A Look at the Spurs
For years the Spurs were as familiar, beloved, and effective as your favorite old pair of jeans...not flashy, not stylish, just practical and comfortable. There are some signs of things changing in San Antonio, however--moving, as most things do with this great franchise--at a glacial pace but moving nonetheless. We are seeing the early signs of this becoming more and more Tony Parker's and Manu Ginobili's team and a little less Tim Duncan's. TD's season averages are down slightly from his career pace. 20 points and 10 rebounds are nothing to sneeze at, but for Duncan they seem...pedestrian. He's still averaging 55% from the field and swatting almost two shots a game but his free throw percentage is creeping nearer and nearer to 60% (going the wrong way). Meanwhile Parker and Ginobili are starting to take over more of the offense. The guards have exploded big time in the last five games, producing tons of points off of tons of shots, while Duncan has taken fewer shots, gotten to the free throw line less, and been erratic rebounding. San Antonio has also lost three of those five games, so whether this is a good thing is up to debate. The main guys in the supporting cast--Finley, Bowen, Horry--have been up and down, mostly down in the case of Finley who has to be causing the Spurs a major case of buyer's remorse. Bowen is always a steadfast defender but his offensive contributions are sliding towards Przybilla land. It will be fascinating to see which kind of shots are taken and who produces against the relatively weak Blazer defense. They could probably feed Duncan all day and come out with a safe win, but will they have the patience to do so?
Despite tremors of uncertainty, the Spurs are unquestionably an elite team. They shoot well, especially from the outside. They'll drop 100 on you nowadays without blinking. They share the ball very, very well. They only allow 91 points per game, good for 2nd in the league. They allow a semi-uncharacteristic 45% shooting clip, mostly due to their less defensively intense backcourt, but that's still good for 10th in the league so it's not like they're truly porous.
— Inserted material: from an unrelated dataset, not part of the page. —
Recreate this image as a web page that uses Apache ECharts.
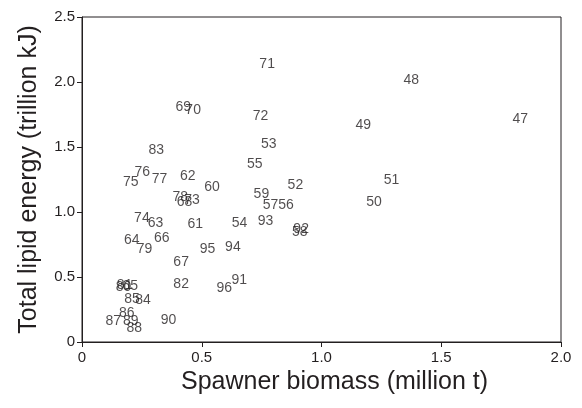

Besides, with a +8.5 point per game differential you know these guys aren't anyone to mess with. Probably a poor Blazer fan shouldn't even dare to point out any possible chinks in their armor, bowing in reverence and awe instead.
Tony Parker is coming off of a hip injury but I haven't read anything that says he won't play tonight. If he rested it would be a big blessing for us.
Things I'd like to see:
- Hold the guards in check. I think Duncan can score 35 and maybe the Spurs could lose, but if Ginobili and Parker both top 20 they'll beat us even if Duncan was off. If we were a very good interior team I'd ask us to press the Spurs' uncertainty by trying to throttle off Duncan entirely but that's not going to happen.
- The #1 overwhelming key to keeping their backcourt in check is to keep them away from the rim. First and foremost this means no cheap fast break buckets, but you also have to defend the halfcourt. Help defense will be critical here because our guards will not be able to sag off in order to block penetration. If they try the guards will simply bury long range bombs and we'll be down by 20 in the first half. Simply put: our big men must be alert in stepping in to stop the drive and then extra alert in rotating and/or getting back to their own men to stop the dishes for dunks. If our big guys are standing still on defense we're dead.
- We usually throw anybody but Zach in there to guard Duncan. This is a great opportunity for our big guys to collect some fouls. No easy buckets for TD. Test that foul shooting.
- Speaking of big men, if Raef LaFrentz could be useful taking some of the opposing bigs away from the bucket...use him! This also applies to Webster. If he can hit, say, six threes and grab as many rebounds that would spread the court and give us a potential leg up.
- We are absolutely going to have to shoot a high percentage to win this game. Clear, clean shots...no dipsy-doodles into double coverage. If you don't have it, move the ball to someone who does.
- Even if ALL of that goes right (and that's a tall order) it'll still take some serious hustle to even give us a chance. Bench energy is going to be critical. The Spurs are experienced but not really all that deep or athletic. I want to see everybody looking like they just came from a Starbucks out there.